Rated PG-13 for for intense sequences of violence and action, some sexual content, language and drug references, 107 minutes
"Fast & Furious": familiar ride, mindless entertainment
You've been down this road before. Three times as a matter of fact. The makers of "Fast & Furious" don't want you to call it "The Fast and the Furious" or "Fast & Furious 4" - just "Fast & Furious." I call "Fast & Furious" big, mindless, dumb entertainment that will make carloads of cash for its producers. It's filled with impressive car chases, stunts, sleek cars and handsome actors reading bad lines and trying to look good doing it. In other words, get ready for one of the biggest hits of the year.
"Fast & Furious" reunites the stars of the original movie, Paul Walker and Vin Diesel. When a brutal crime brings down someone close to them, they head back to L.A., fugitive ex-con Dom Toretto (Diesel) reignites his old feud with agent Brian O'Connor (Walker). But as they are forced to confront a shared enemy, Dom and Brian must give in to an uncertain new trust and work together if they hope to outmaneuver him. And from convoy heists to precision tunnel crawls across international lines to the Mexican desert, the two men will find the best way to get revenge: push the limits of what's possible behind the wheel.
If you've seen the other movies in this series, you've seen this one too - absolutely no surprises at all. As a pure action-adventure film, "Fast & Furious" works good, but as anything else, not so much. The film's opening scene, a stunningly-filmed heist involving some cars and a petroleum tanker (and some of which has been seen in trailers for the film the last few months) is by far the best scene in the "Fast & Furious." Director Justin Lin (who directed the third "Fast & Furious" installment) has staged these enjoyably and impressively well, keeping the film's pacing up well that will keep audiences engaged away from the predictable story and especially the lame acting.

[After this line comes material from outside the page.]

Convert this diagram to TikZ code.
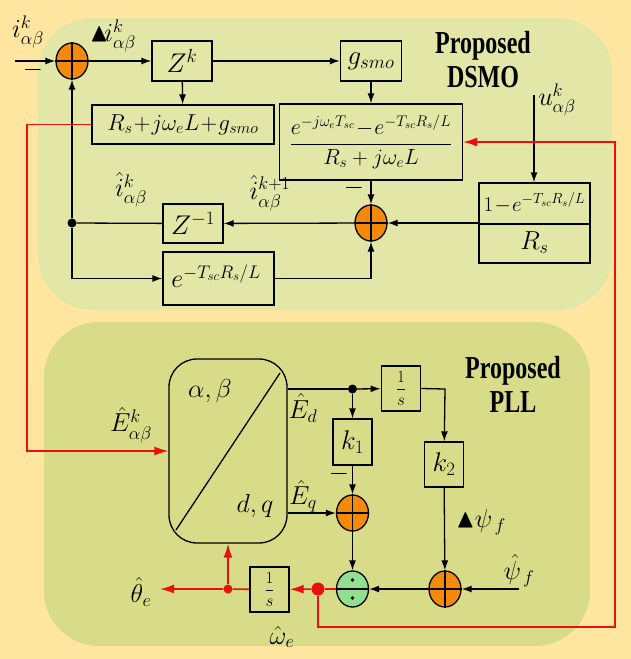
\RequirePackage{fix-cm}
\documentclass[tikz,border=0pt]{standalone}
\usepackage{amsmath,amssymb}
\usepackage{fontspec}
\setmainfont{Liberation Serif}
\usetikzlibrary{arrows.meta,shapes.geometric}
\definecolor{bgc}{HTML}{FFE6A0}
\definecolor{topc}{HTML}{E2E6A6}
\definecolor{botc}{HTML}{D8DC88}
\definecolor{sumc}{HTML}{F58A0A}
\definecolor{divc}{HTML}{90E090}
\definecolor{redc}{HTML}{E81010}
\tikzset{
  ln/.style={line width=1.3pt},
  blk/.style={draw, ln, fill=none, inner sep=0pt, font=\fontsize{27}{30}\selectfont},
  sum/.style={draw, ln, fill=sumc, ellipse, minimum width=32pt, minimum height=36pt, inner sep=0pt},
  lbl/.style={font=\fontsize{26}{30}\selectfont, inner sep=0pt},
  ttl/.style={font=\fontsize{32}{34}\bfseries\selectfont, align=center, inner sep=0pt, xscale=0.75},
  sig/.style={ln, -{Latex[length=10pt,width=7pt]}},
  rsig/.style={line width=1.6pt, redc, -{Latex[length=14pt,width=9pt]}},
  rline/.style={line width=1.6pt, redc},
  dot/.style={circle, fill, inner sep=0pt, minimum size=9pt},
}
\begin{document}
\begin{tikzpicture}[x=1pt,y=-1pt]
\fill[bgc] (0,0) rectangle (631,659);
\useasboundingbox (0,0) rectangle (631,659);
\fill[topc, rounded corners=55pt] (38,18) rectangle (612,310);
\fill[botc, rounded corners=55pt] (44,322) rectangle (590,646);

% ---- DSMO ----
\node[sum] (s1) at (72,61) {};
\draw[ln] (s1.north) -- (s1.south) (s1.west) -- (s1.east);
\node[blk, minimum width=60pt, minimum height=40pt] (zk) at (182,61) {$Z^{k}$};
\node[blk, minimum width=61pt, minimum height=40pt] (gs) at (371,61) {$g_{smo}$};
\node[blk, minimum width=182pt, minimum height=39pt, font=\fontsize{23}{26}\selectfont] (rs) at (183,124.5) {$R_s\!+\!j\omega_e L\!+\!g_{smo}$};
\node[blk, minimum width=183pt, minimum height=76pt, font=\fontsize{22}{26}\selectfont] (fr) at (371,142)
  {$\dfrac{e^{-j\omega_e T_{sc}}\!-\!e^{-T_{sc}R_s/L}}{R_s+j\omega_e L}$};
\node[blk, minimum width=111pt, minimum height=80pt] (ob) at (534.5,223) {};
\draw[ln] (ob.west |- 0,224) -- (ob.east |- 0,224);
\node[lbl, font=\fontsize{21}{24}\selectfont] (obn) at (534.5,203) {$1\!-\!e^{-T_{sc}R_s/L}$};
\node[lbl] (obd) at (534.5,243) {$R_s$};
\node[sum] (s2) at (371,223) {};
\draw[ln] (s2.north) -- (s2.south) (s2.west) -- (s2.east);
\node[blk, minimum width=60pt, minimum height=39pt] (zi) at (193,223.5) {$Z^{-1}$};
\node[blk, minimum width=111pt, minimum height=53pt] (ex) at (218.5,278.5) {};
\node[lbl] (exl) at (216,276) {$e^{-T_{sc}R_s/L}$};
\node[dot] (d1) at (72,223) {};
\node[ttl] (t1) at (483,60) {Proposed\\DSMO};

\coordinate (in1) at (15,61);
\coordinate (u0) at (534,95);
\draw[sig] (in1) -- (s1);
\draw[sig] (s1) -- (zk);
\draw[sig] (zk) -- (gs);
\draw[sig] (zk) -- (rs);
\draw[sig] (gs) -- (fr);
\draw[sig] (u0) -- (ob.north -| u0);
\draw[sig] (fr) -- (s2);
\draw[sig] (ob.west |- s2) -- (s2);
\draw[sig] (s2) -- (zi);
\draw[ln] (zi) -- (d1);
\draw[sig] (d1) -- (s1);
\draw[sig] (d1) |- (ex);
\draw[sig] (ex.east) -| (s2);

\node[lbl] (li) at (28,32) {$i_{\alpha\beta}^{k}$};
\node[lbl] (lm1) at (33,70) {$-$};
\node[lbl] (ld) at (113,36) {$\blacktriangle\! i_{\alpha\beta}^{k}$};
\node[lbl] (lu) at (557,100) {$u_{\alpha\beta}^{k}$};
\node[lbl] (lm2) at (354,188) {$-$};
\node[lbl] (lih) at (131,190) {$\hat{i}_{\alpha\beta}^{k}$};
\node[lbl] (lih1) at (270,193) {$\hat{i}_{\alpha\beta}^{k+1}$};

% ---- PLL ----
\node[draw, ln, rounded corners=28pt, minimum width=118pt, minimum height=184pt] (pk) at (228,451) {};
\draw[ln] (280,373) -- (176,530);
\node[lbl] (lab) at (210,391) {$\alpha,\beta$};
\node[lbl] (ldq) at (255,506) {$d,q$};
\node[dot] (d2) at (352.5,389) {};
\node[blk, minimum width=39.5pt, minimum height=45pt, font=\fontsize{17}{20}\selectfont] (in) at (401,388.5) {$\dfrac{1}{s}$};
\node[blk, minimum width=39pt, minimum height=46pt] (k1) at (352.5,442) {$k_1$};
\node[blk, minimum width=39pt, minimum height=45pt] (k2) at (444,464.5) {$k_2$};
\node[sum] (s3) at (352.5,513) {};
\draw[ln] (s3.north) -- (s3.south) (s3.west) -- (s3.east);
\node[sum] (s4) at (445,589) {};
\draw[ln] (s4.north) -- (s4.south) (s4.west) -- (s4.east);
\node[sum, fill=divc] (dv) at (352.5,589) {};
\draw[ln] (dv.west) -- (dv.east);
\fill (352.5,580) circle (1.8pt) (352.5,598) circle (1.8pt);
\node[blk, minimum width=39pt, minimum height=45pt, font=\fontsize{17}{20}\selectfont] (in2) at (269.5,589.5) {$\dfrac{1}{s}$};
\node[dot, redc, minimum size=13pt] (r1) at (318,589) {};
\node[dot, redc] (r2) at (228,589) {};
\node[ttl] (t2) at (513,384) {Proposed\\PLL};

\coordinate (ed) at (pk.east |- d2);
\coordinate (eq) at (pk.east |- s3);
\coordinate (th) at (160,589);
\coordinate (ps) at (519,589);
\coordinate (c1) at (445,389);
\draw[ln] (ed) -- (d2);
\draw[sig] (d2) -- (in);
\draw[sig] (d2) -- (k1);
\draw[sig] (k1) -- (s3);
\draw[sig] (eq) -- (s3);
\draw[sig] (in.east) -- (c1) -- (k2);
\draw[sig] (k2) -- (s4);
\draw[sig] (ps) -- (s4);
\draw[sig] (s4) -- (dv);
\draw[sig] (s3) -- (dv);

\node[lbl] (lE) at (131,425) {$\hat{E}_{\alpha\beta}^{k}$};
\node[lbl] (lEd) at (303,408) {$\hat{E}_{d}$};
\node[lbl] (lEq) at (303,496) {$\hat{E}_{q}$};
\node[lbl] (lm3) at (339,474) {$-$};
\node[lbl] (ldp) at (481,522) {$\blacktriangle\psi_{\,f}$};
\node[lbl] (lps) at (519,571) {$\hat{\psi}_{\,f}$};
\node[lbl] (lth) at (141,592) {$\hat{\theta}_{e}$};
\node[lbl] (lom) at (282,637) {$\hat{\omega}_{e}$};

% ---- red paths ----
\coordinate (ra) at (27,124.5);
\coordinate (rb) at (615,627);
\draw[rline] (dv) -- (r1);
\draw[rsig] (r1) -- (in2);
\draw[rline] (in2) -- (r2);
\draw[rsig] (r2) -- (th);
\draw[rsig] (r2) -- (pk.south -| r2);
\draw[rsig] (rs.west) -- (ra) |- (pk.west |- 0,451);
\draw[rsig] (r1) |- (rb) |- (fr.east);
\end{tikzpicture}
\end{document}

Paul Walker has to be the blandest, most boring action film hero in recent memory; his rote reading of the script makes even Vin Diesel's acting - grunting and huffing and puffing - look good (and physically too, Walker looks altogether puny next to the buff Diesel). "Fast & Furious" also reunites a couple of the ladies from previous films - Jordana Brewster and Michelle Rodriguez ("Lost"), but don't expect much from them (after all, this is really a movie by and for guys), especially Rodriguez, seen just a few minutes in a tiny, tiny role. All the scripts twists and turns can be seen well before the next mile marker, if you pay attention to where the film is going.
I enjoyed the pure adrenaline rush of "Fast & Furious" though it's utterly forgettable otherwise. It's a great escape and mindless entertainment away from some of the heavier films of the season. "Fast & Furious" arrives at its destination quick enough and just in time to leave it open for more of these. And guys in their big, fast cars will be eagerly awaiting to go down that road once more.